Recently we had a chance to visit Cairo’s Al-Azhar mosque.
Despite visiting many countries where Islam is the primary religion I have never had the chance to actually see inside a mosque at prayer time. It was a fascinating insight. The wide open spaces, both outside and inside, feel airy and spacious and were full of local men, some talking, some reading, a few lying down for a rest, some praying, and several on laptops or tablets (of the modern variety).
We stood inside the mosque as the call to prayer was made – even in Arabic it had a profound, and moving effect on us. The ancient structures were beautiful and we were respectful and tolerated.
But to get in we had to dress up according to Koranic prescription. This photograph of four of us – from Marie from Derbyshire, Bev from Tyneside, me, and Jay from Toronto, all turned up with our headscarves and trousers on. But the lady at the door felt our trousers were too short, or too fitted, so she loaned us three shapeless skirts in black, grey and red. This is what an elasticated waist, full length skirt looks like – the idea, in a way, was to look as unappealing as possible, and I think we managed that quite well.

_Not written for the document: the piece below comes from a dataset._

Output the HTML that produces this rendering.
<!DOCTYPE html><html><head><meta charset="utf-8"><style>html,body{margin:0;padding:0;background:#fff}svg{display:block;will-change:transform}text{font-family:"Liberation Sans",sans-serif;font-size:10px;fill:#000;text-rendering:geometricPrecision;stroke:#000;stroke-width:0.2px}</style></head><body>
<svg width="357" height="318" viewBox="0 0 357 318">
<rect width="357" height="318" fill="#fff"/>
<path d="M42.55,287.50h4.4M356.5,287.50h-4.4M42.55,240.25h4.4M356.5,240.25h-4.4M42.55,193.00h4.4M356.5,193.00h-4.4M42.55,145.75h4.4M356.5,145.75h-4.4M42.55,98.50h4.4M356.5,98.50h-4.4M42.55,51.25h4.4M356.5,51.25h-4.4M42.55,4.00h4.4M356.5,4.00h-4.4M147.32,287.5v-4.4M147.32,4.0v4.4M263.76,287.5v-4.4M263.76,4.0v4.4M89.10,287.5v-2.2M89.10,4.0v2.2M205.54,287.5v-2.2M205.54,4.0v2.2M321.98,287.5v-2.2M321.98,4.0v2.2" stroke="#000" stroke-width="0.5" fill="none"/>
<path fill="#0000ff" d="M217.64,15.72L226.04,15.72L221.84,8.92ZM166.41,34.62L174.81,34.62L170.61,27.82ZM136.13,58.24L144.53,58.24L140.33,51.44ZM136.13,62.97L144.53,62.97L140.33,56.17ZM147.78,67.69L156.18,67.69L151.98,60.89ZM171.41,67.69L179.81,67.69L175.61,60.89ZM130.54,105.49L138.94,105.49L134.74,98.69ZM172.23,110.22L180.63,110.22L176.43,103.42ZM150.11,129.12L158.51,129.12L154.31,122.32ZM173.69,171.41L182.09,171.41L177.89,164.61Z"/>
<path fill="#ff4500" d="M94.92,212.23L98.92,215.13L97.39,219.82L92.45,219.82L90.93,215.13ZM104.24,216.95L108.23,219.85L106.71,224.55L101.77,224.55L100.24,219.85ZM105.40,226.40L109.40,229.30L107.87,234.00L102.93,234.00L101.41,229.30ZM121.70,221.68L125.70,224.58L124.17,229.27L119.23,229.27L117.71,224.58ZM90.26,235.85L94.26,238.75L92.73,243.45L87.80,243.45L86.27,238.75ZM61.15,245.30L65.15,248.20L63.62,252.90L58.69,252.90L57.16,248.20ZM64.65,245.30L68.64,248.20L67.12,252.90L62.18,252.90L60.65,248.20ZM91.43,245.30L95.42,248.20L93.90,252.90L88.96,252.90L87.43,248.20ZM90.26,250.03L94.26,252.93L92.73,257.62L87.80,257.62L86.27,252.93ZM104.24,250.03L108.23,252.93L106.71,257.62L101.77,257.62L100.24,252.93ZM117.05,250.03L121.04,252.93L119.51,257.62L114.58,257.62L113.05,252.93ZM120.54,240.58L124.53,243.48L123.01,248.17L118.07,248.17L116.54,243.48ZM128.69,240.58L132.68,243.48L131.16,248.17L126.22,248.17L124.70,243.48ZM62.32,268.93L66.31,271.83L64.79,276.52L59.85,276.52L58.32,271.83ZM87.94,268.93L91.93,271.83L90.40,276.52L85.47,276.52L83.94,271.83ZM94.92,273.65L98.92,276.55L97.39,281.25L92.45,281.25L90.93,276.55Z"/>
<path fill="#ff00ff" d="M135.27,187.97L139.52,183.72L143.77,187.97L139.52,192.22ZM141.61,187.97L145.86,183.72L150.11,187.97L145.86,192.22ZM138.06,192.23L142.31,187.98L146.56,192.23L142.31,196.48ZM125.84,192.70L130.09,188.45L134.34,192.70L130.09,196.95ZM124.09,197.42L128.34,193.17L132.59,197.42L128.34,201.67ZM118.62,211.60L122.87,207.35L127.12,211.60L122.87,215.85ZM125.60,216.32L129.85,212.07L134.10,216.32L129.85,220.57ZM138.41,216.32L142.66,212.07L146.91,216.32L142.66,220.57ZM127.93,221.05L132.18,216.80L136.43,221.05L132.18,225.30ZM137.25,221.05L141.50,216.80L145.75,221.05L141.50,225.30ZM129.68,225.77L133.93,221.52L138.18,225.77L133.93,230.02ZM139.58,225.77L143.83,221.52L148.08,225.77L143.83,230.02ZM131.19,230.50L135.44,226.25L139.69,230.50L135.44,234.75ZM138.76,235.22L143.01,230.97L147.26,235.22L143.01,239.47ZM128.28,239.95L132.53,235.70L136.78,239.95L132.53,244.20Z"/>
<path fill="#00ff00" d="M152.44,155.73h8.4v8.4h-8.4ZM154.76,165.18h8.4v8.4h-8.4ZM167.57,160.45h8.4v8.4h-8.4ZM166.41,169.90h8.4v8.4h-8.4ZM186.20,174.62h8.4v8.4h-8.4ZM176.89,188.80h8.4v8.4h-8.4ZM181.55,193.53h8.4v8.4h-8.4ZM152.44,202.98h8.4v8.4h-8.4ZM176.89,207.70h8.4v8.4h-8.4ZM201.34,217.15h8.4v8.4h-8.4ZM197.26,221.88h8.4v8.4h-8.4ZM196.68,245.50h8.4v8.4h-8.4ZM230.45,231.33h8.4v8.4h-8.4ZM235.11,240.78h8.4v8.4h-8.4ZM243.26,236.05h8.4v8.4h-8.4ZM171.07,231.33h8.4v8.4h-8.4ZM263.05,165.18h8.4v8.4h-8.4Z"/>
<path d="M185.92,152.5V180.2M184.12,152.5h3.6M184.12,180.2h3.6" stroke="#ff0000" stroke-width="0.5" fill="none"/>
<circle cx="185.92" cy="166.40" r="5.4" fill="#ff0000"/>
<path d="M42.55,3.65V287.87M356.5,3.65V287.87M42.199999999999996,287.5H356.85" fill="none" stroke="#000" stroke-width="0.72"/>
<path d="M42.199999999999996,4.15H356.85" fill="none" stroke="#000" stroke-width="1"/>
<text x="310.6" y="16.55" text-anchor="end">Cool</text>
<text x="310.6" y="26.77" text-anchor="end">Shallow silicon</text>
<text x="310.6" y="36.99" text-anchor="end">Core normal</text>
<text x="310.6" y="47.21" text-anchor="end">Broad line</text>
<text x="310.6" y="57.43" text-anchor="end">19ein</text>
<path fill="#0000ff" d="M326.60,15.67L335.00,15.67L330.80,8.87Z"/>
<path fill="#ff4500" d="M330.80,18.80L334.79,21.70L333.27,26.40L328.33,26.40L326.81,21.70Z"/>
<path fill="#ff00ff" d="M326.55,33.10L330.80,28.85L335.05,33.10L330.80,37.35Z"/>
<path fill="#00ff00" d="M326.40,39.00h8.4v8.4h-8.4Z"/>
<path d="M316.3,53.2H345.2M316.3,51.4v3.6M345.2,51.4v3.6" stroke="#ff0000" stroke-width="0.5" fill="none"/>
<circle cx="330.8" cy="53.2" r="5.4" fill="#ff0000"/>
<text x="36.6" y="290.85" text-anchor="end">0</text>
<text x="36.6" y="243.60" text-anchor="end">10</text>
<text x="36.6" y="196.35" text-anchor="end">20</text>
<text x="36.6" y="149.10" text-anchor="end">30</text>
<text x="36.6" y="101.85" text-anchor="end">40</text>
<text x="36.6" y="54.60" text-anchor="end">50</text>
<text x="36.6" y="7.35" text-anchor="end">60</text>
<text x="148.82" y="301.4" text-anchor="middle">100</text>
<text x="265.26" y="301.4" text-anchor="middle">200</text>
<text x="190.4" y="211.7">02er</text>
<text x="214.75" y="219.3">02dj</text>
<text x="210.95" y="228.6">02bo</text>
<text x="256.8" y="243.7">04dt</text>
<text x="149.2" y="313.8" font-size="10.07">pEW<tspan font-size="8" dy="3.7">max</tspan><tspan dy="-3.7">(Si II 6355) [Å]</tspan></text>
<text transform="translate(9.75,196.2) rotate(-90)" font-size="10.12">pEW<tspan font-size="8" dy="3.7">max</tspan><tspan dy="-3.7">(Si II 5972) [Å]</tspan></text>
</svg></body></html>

I enjoy wearing “other people’s clothes” as I believe it gives a tiny insight into what another culture is like. Over the years I have managed to wear saris, African dress, shalwar kameez, Iranian chador, Tibetan coat, a Kimono, and now this.
Our heads and bodies were covered, but of course there are more than one way to achieve the correct look, and living in London I see many variations of covered hair and body. I try to guess the country of origin according to the style adopted. Some of our London girls really pile their hijabs high, making them look very elegant. By the way if you want to understand the terminology, this short guide may help.
If White British, broadly Christian, women were Muslim how would they dress? Perhaps with our baggy raincoats and a headscarf we could comply rather well.